» **What you will do**: Without including the pictures, copy out every line below.

» **Data section**:
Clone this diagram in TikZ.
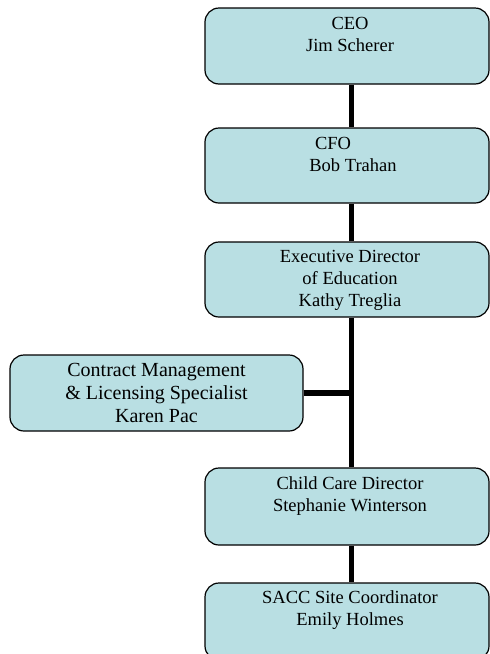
\documentclass[tikz,border=0pt]{standalone}
\usepackage{fontspec}
\setmainfont{Liberation Serif}
\definecolor{boxfill}{RGB}{185,223,227}
\begin{document}
\begin{tikzpicture}[x=1pt,y=-1pt,
  orgbox/.style={draw=black, line width=1.2pt, fill=boxfill, rounded corners=14pt, rectangle, inner sep=0pt, minimum width=284pt},
  txt/.style={anchor=north, inner sep=0pt, align=center, font=\fontsize{18.5}{22}\selectfont},
  conn/.style={line width=5.5pt}]
\useasboundingbox (0,0) rectangle (490,654);
\clip (0,0) rectangle (490,654);
\coordinate (sp) at (351.5,0);
% boxes
\node[orgbox, minimum height=76pt] (ceo) at (347,46) {};
\node[orgbox, minimum height=75pt] (cfo) at (347,165.5) {};
\node[orgbox, minimum height=75pt] (exec) at (347,279.5) {};
\node[orgbox, minimum width=293pt, minimum height=76pt] (contract) at (156.5,393) {};
\node[orgbox, minimum height=77pt] (child) at (347,506.5) {};
\node[orgbox, minimum height=77pt] (sacc) at (347,621.5) {};
% connectors
\draw[conn] (ceo.south -| sp) -- (cfo.north -| sp);
\draw[conn] (cfo.south -| sp) -- (exec.north -| sp);
\draw[conn] (exec.south -| sp) -- (child.north -| sp);
\draw[conn] (child.south -| sp) -- (sacc.north -| sp);
\draw[conn] (contract.east) -- (contract.east -| sp);
% texts
\node[txt] (tceo) at ([xshift=3pt,yshift=-6pt]ceo.north) {\strut CEO\\Jim Scherer};
\node[txt] (tcfo) at ([xshift=3pt,yshift=-6pt]cfo.north) {\strut CFO\hspace*{34pt}\\\hspace*{6pt}Bob Trahan};
\node[txt] (texec) at ([xshift=3pt,yshift=-5pt]exec.north) {\strut Executive Director\\of Education\\Kathy Treglia};
\node[txt, font=\fontsize{20}{23}\selectfont] (tcontract) at ([xshift=0pt,yshift=-5.5pt]contract.north) {\strut Contract Management\\\& Licensing Specialist\\Karen Pac};
\node[txt] (tchild) at ([xshift=3pt,yshift=-6pt]child.north) {\strut Child Care Director\\Stephanie Winterson};
\node[txt] (tsacc) at ([xshift=3pt,yshift=-5pt]sacc.north) {\strut SACC Site Coordinator\\Emily Holmes};
\end{tikzpicture}
\end{document}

» **Solution for this problem**:
Clone this diagram in TikZ.
\documentclass[tikz,border=0pt]{standalone}
\usepackage{fontspec}
\setmainfont{Liberation Serif}
\definecolor{boxfill}{RGB}{185,223,227}
\begin{document}
\begin{tikzpicture}[x=1pt,y=-1pt,
  orgbox/.style={draw=black, line width=1.2pt, fill=boxfill, rounded corners=14pt, rectangle, inner sep=0pt, minimum width=284pt},
  txt/.style={anchor=north, inner sep=0pt, align=center, font=\fontsize{18.5}{22}\selectfont},
  conn/.style={line width=5.5pt}]
\useasboundingbox (0,0) rectangle (490,654);
\clip (0,0) rectangle (490,654);
\coordinate (sp) at (351.5,0);
% boxes
\node[orgbox, minimum height=76pt] (ceo) at (347,46) {};
\node[orgbox, minimum height=75pt] (cfo) at (347,165.5) {};
\node[orgbox, minimum height=75pt] (exec) at (347,279.5) {};
\node[orgbox, minimum width=293pt, minimum height=76pt] (contract) at (156.5,393) {};
\node[orgbox, minimum height=77pt] (child) at (347,506.5) {};
\node[orgbox, minimum height=77pt] (sacc) at (347,621.5) {};
% connectors
\draw[conn] (ceo.south -| sp) -- (cfo.north -| sp);
\draw[conn] (cfo.south -| sp) -- (exec.north -| sp);
\draw[conn] (exec.south -| sp) -- (child.north -| sp);
\draw[conn] (child.south -| sp) -- (sacc.north -| sp);
\draw[conn] (contract.east) -- (contract.east -| sp);
% texts
\node[txt] (tceo) at ([xshift=3pt,yshift=-6pt]ceo.north) {\strut CEO\\Jim Scherer};
\node[txt] (tcfo) at ([xshift=3pt,yshift=-6pt]cfo.north) {\strut CFO\hspace*{34pt}\\\hspace*{6pt}Bob Trahan};
\node[txt] (texec) at ([xshift=3pt,yshift=-5pt]exec.north) {\strut Executive Director\\of Education\\Kathy Treglia};
\node[txt, font=\fontsize{20}{23}\selectfont] (tcontract) at ([xshift=0pt,yshift=-5.5pt]contract.north) {\strut Contract Management\\\& Licensing Specialist\\Karen Pac};
\node[txt] (tchild) at ([xshift=3pt,yshift=-6pt]child.north) {\strut Child Care Director\\Stephanie Winterson};
\node[txt] (tsacc) at ([xshift=3pt,yshift=-5pt]sacc.north) {\strut SACC Site Coordinator\\Emily Holmes};
\end{tikzpicture}
\end{document}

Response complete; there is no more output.